Alary: Usually I try to find a tone. But the thing is Bruno has been carrying the project since 2013, so he clearly had an idea of the soundtrack he wanted. If we work again together, Bruno, let’s talk about it from the start.

Mourral: Music was already written in the script. (Laughter)

Alary: Exactly! (Laughs) At the beginning, the issue that I had was the guide music was a bit all over the place.
 

Bruno Mourral, director of "Kidnapping Inc.," an official selection of the Midnight program at the 2024 Sundance Film Festival. Courtesy of Sundance Institute

Mourral: Yeah, that’s true. Because that’s also part of the process. When you’re editing sometimes you want to hear something so you start putting in things that you get from YouTube or whatever, and you start building it. We were changing a lot in terms of the genre and everything.

Alary: Next film, try to do the edits without music. Sometimes music can be a good placeholder. But when you have a good sense of rhythm like you do, trust your instincts.

Sonically, this film felt like a gumbo: There was gospel, Haiti’s national anthem, rap, classical music, this frenetic jazz…
Mourral: The idea was to really show the culture of Haiti. Olivier did some work on knowing all of the different drum types, which mostly comes from Voodoo.

Alary: For me, it’s very important to have a right source of information because I didn’t want to mimic any Haitian music. I sat down with Ronald Nazaire, who is a master of that knowledge. He came to the studio, we started playing drums, and he said, “This is the pattern for love. This is the pattern for fighting. This is the pattern for growth and agriculture.” It was super fascinating.

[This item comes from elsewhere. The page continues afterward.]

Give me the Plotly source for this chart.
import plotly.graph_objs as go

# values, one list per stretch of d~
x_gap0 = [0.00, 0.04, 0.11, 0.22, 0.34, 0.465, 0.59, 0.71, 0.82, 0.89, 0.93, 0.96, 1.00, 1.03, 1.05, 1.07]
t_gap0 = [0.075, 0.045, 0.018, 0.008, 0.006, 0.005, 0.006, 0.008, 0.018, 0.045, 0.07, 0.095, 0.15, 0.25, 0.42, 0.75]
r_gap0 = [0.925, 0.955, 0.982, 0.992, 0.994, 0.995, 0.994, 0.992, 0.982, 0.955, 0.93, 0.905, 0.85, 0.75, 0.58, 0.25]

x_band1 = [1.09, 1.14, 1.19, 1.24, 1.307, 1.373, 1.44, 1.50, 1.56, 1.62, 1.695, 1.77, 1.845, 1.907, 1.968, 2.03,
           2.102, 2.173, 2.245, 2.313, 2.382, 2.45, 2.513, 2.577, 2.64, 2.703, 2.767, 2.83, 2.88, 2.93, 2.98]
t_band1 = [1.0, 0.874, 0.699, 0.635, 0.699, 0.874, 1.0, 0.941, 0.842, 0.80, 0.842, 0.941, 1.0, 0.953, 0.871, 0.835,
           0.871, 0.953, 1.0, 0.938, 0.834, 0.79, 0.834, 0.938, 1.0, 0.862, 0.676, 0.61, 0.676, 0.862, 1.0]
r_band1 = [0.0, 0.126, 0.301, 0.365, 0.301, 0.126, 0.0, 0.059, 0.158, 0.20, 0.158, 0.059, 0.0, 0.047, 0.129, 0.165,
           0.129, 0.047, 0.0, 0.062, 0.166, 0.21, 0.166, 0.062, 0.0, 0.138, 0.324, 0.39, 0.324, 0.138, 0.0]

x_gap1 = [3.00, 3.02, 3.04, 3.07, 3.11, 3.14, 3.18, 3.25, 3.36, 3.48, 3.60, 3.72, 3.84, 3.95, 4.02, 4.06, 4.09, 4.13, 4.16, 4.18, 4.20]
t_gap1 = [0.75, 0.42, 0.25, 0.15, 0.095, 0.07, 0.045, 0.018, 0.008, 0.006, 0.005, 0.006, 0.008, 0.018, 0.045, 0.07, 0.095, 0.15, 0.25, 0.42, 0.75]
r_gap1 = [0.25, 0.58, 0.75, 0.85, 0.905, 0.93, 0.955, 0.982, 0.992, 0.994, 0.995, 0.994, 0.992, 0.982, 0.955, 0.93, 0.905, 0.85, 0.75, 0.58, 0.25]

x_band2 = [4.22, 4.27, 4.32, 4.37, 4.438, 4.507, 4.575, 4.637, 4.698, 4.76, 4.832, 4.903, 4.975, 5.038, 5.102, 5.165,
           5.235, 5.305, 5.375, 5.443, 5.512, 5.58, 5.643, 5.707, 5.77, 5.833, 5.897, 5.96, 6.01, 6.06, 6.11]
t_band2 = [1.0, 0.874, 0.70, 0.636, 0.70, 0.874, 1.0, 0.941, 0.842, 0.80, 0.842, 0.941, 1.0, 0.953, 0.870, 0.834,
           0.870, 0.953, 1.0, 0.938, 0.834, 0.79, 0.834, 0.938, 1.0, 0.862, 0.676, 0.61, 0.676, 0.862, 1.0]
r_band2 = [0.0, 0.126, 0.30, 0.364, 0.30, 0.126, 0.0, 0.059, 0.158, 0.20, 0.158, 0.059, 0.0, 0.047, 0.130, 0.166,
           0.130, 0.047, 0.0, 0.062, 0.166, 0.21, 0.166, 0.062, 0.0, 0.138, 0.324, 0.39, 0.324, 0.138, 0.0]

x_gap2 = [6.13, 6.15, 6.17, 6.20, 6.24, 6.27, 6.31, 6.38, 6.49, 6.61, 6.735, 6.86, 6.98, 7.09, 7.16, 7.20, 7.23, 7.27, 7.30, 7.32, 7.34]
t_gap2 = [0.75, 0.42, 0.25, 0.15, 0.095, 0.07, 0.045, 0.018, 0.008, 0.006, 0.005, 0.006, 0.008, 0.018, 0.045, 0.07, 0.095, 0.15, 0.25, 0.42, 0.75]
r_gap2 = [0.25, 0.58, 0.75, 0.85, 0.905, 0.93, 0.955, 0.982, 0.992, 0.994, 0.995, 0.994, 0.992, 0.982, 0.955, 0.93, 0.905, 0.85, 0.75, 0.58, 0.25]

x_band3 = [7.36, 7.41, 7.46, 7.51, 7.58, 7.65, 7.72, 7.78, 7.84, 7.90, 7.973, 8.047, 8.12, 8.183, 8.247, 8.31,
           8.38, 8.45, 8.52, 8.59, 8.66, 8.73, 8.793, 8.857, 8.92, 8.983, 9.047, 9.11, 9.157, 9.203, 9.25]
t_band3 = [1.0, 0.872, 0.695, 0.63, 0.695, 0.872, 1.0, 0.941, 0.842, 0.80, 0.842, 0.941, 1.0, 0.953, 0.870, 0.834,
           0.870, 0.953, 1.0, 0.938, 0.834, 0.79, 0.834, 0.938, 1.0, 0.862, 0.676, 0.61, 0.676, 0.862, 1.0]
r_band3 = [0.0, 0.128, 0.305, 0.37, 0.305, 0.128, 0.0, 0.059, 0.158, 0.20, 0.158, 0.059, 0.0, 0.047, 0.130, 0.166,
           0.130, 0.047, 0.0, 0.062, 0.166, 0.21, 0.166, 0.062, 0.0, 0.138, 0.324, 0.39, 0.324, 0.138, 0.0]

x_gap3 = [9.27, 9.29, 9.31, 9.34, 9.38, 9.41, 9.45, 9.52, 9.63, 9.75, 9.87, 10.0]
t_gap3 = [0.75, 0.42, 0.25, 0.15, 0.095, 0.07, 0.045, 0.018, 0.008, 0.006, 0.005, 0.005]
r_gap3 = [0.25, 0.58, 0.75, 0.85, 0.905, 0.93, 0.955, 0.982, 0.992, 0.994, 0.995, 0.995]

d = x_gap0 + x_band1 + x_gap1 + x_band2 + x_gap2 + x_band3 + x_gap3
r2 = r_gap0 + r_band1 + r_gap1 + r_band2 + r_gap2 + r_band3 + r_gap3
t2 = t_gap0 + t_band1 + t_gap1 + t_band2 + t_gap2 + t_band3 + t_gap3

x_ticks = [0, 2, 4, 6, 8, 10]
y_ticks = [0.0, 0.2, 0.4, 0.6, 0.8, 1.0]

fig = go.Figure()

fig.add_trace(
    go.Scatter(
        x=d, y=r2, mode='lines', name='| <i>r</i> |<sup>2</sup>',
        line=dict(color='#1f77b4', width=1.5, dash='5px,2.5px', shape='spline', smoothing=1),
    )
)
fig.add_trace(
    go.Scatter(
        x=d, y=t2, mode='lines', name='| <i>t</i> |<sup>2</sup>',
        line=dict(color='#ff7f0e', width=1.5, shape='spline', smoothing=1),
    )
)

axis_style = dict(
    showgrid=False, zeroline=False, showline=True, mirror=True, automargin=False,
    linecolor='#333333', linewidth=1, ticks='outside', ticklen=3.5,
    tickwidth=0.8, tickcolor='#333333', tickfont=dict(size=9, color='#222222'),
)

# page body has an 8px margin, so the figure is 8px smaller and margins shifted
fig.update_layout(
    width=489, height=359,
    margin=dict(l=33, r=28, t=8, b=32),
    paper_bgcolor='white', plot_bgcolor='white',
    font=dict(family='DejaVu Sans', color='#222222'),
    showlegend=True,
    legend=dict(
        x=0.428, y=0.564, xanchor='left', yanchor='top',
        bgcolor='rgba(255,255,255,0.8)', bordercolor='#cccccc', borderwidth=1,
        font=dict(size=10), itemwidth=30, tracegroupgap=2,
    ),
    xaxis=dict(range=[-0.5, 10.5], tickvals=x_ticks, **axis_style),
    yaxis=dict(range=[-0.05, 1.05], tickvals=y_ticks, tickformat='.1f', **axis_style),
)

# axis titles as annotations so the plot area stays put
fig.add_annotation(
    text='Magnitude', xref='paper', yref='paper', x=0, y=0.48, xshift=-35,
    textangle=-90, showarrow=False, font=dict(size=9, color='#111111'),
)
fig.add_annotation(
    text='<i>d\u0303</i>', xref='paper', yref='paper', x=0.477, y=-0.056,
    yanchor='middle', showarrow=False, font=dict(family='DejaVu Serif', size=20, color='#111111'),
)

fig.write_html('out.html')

Mourral: Sometimes, it didn't allow us to give the feeling that we were searching for. So sometimes we had to abandon those drums and go to something more, I would say, “universal” to articulate some of the feelings, so that's why you also have that mix.

Alary: But we kept some of the patterns and just played them on different instruments. So the seeds that he gave me through his knowledge, we were able to extrapolate and make it blossom.

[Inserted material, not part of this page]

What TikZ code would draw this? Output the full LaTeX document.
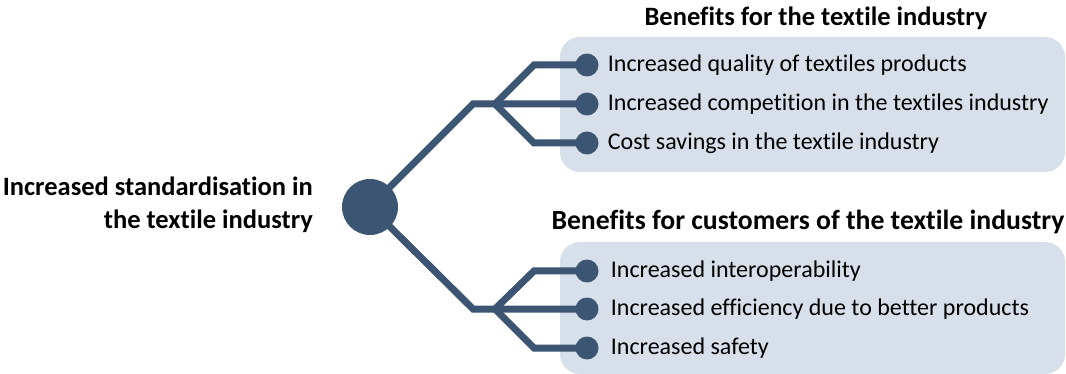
\documentclass[tikz,border=0pt]{standalone}
\usepackage{fontspec}
\setmainfont{Carlito}[Ligatures=NoCommon]
\usetikzlibrary{positioning}
\definecolor{branchblue}{HTML}{3B5573}
\definecolor{panelblue}{HTML}{D6DFEA}

\begin{document}
\begin{tikzpicture}[
  x=1pt, y=-1pt,
  node distance = 0pt and 9pt,
  hub node/.style={
    circle,
    fill=branchblue,
    minimum size=56pt,
    inner sep=0pt,
  },
  dot node/.style={
    circle,
    fill=branchblue,
    minimum size=23pt,
    inner sep=0pt,
  },
  item node/.style={
    inner sep=0pt,
    font=\fontsize{24}{28}\selectfont,
  },
  head node/.style={
    inner sep=0pt,
    font=\fontsize{26.5}{33}\selectfont\bfseries,
  },
  panel/.style={
    fill=panelblue,
    rounded corners=20pt,
  },
  branch/.style={
    draw=branchblue,
    line width=7pt,
  },
  ]
  \useasboundingbox (0,0) rectangle (1066,374);

  \path[panel] (560,37) rectangle (1065,172);
  \path[panel] (560,242) rectangle (1065,374);

  \node[head node] (industry-head) at (816,18) {Benefits for the textile industry};
  \node[head node,font=\fontsize{27.7}{33}\selectfont\bfseries] (customer-head) at (808,222)
  {Benefits for customers of the textile industry};
  \node[head node,align=right,anchor=east] (cause) at (313,205)
  {Increased standardisation in\\the textile industry};

  \node[hub node] (hub) at (370,207) {};

  % top fork
  \coordinate (industry-knee) at (473,104);
  \coordinate (industry-fork) at (495,104);
  \coordinate (industry-up) at (534,65);
  \coordinate (industry-down) at (534,143);
  \node[dot node] (industry-1) at (587,65) {};
  \node[dot node] (industry-2) at (587,104) {};
  \node[dot node] (industry-3) at (587,143) {};

  % bottom fork
  \coordinate (customer-knee) at (473,309);
  \coordinate (customer-fork) at (495,309);
  \coordinate (customer-up) at (534,271);
  \coordinate (customer-down) at (534,348);
  \node[dot node] (customer-1) at (587,271) {};
  \node[dot node] (customer-2) at (587,309) {};
  \node[dot node] (customer-3) at (587,348) {};

  \node[item node,right=of industry-1] {Increased quality of textiles products};
  \node[item node,right=of industry-2] {Increased competition in the textiles industry};
  \node[item node,right=of industry-3] {Cost savings in the textile industry};
  \node[item node,right=12pt of customer-1] {Increased interoperability};
  \node[item node,right=12pt of customer-2] {Increased efficiency due to better products};
  \node[item node,right=12pt of customer-3] {Increased safety};

  \draw[branch] (hub.center) -- (industry-knee) -- (industry-fork) -- (industry-2.center);
  \draw[branch] (industry-fork) -- (industry-up) -- (industry-1.center);
  \draw[branch] (industry-fork) -- (industry-down) -- (industry-3.center);
  \draw[branch] (hub.center) -- (customer-knee) -- (customer-fork) -- (customer-2.center);
  \draw[branch] (customer-fork) -- (customer-up) -- (customer-1.center);
  \draw[branch] (customer-fork) -- (customer-down) -- (customer-3.center);
\end{tikzpicture}
\end{document}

Zoe (Rolapthon Mercure) and Doc (Jasmuel Andri) in "Kidnapping, Inc." Courtesy of Sundnace Institute

Was there a favorite scene that you liked collaborating on?
Mourral: I really liked the music in the slums.

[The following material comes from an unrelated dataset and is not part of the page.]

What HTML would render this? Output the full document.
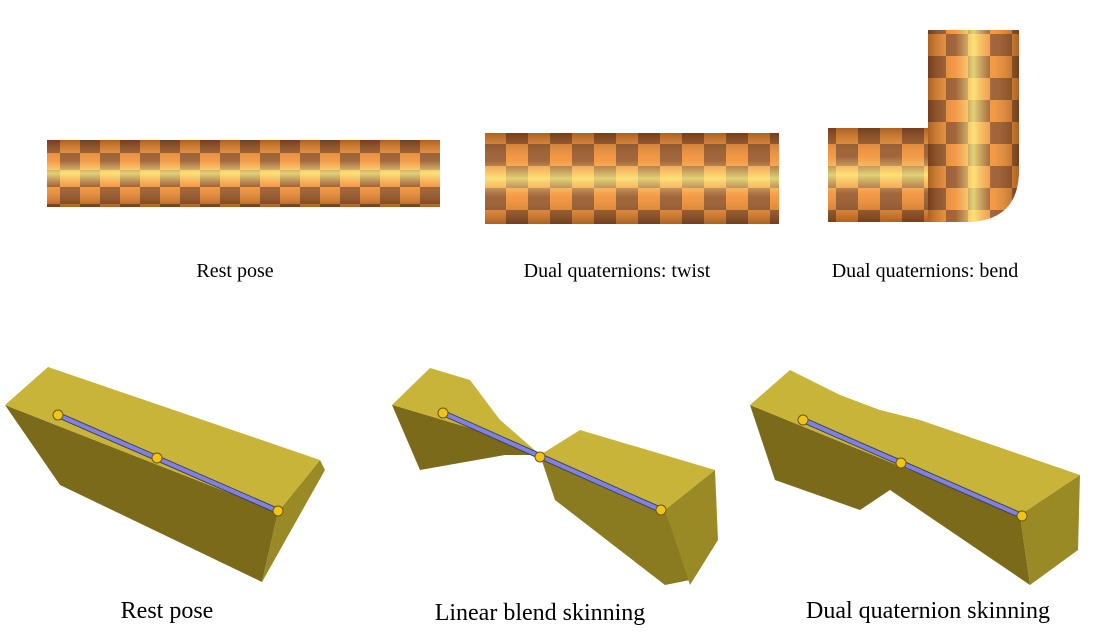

Alary: What I loved about working on Kidnapping is that it’s just a funny story: I’ve seen the scenes like 100, 200 times, and they still makes me laugh. So every scene is my favorite, really.

The chase scene through the slums is super edited. Just looking at the way it was edited gave us the music right away, because there’s a tempo, there’s everything. So for us, it was quite effortless.

Usually I start with looking at the key points: What is important? Oh, there’s a door slam here. Someone falls down here. There’s a pause here. So automatically, you map it to the piece of music. You do that with every scene. Like, Oh, there’s a crescendo needed because there’s a strong point. It’s almost like you get a coloring book, and then you have the tools to color everything in, you know?

Are there any Haitian musicians included in the soundtrack that you want to shout out?
Mourral: The music you hear at the end is actually Christopher Laroche. His artist name is Freedom, and he’s been a good friend of mine since I was born. He also knew my father very well. I reached out to him to do the credit music, but I was a bit afraid because we’re such good friends: You don’t want him to do your music and then you’re not very happy with it! But I am a big fan of that song, and so many people are so moved by it. So yeah, big shout out to Freedom.

There’s another good friend of mine, Ti Ansyto who is also a very famous Haitian musician. He has been doing rap music, and is featured when Eddy is going to the slums to give the ransom money. Then Haspen, who recorded a lot of the slum drums and gave us ideas. And Andres Rodriguez is a Dominican composer who I worked with to do some minor changes at the end.


This interview has been edited and condensed for clarity.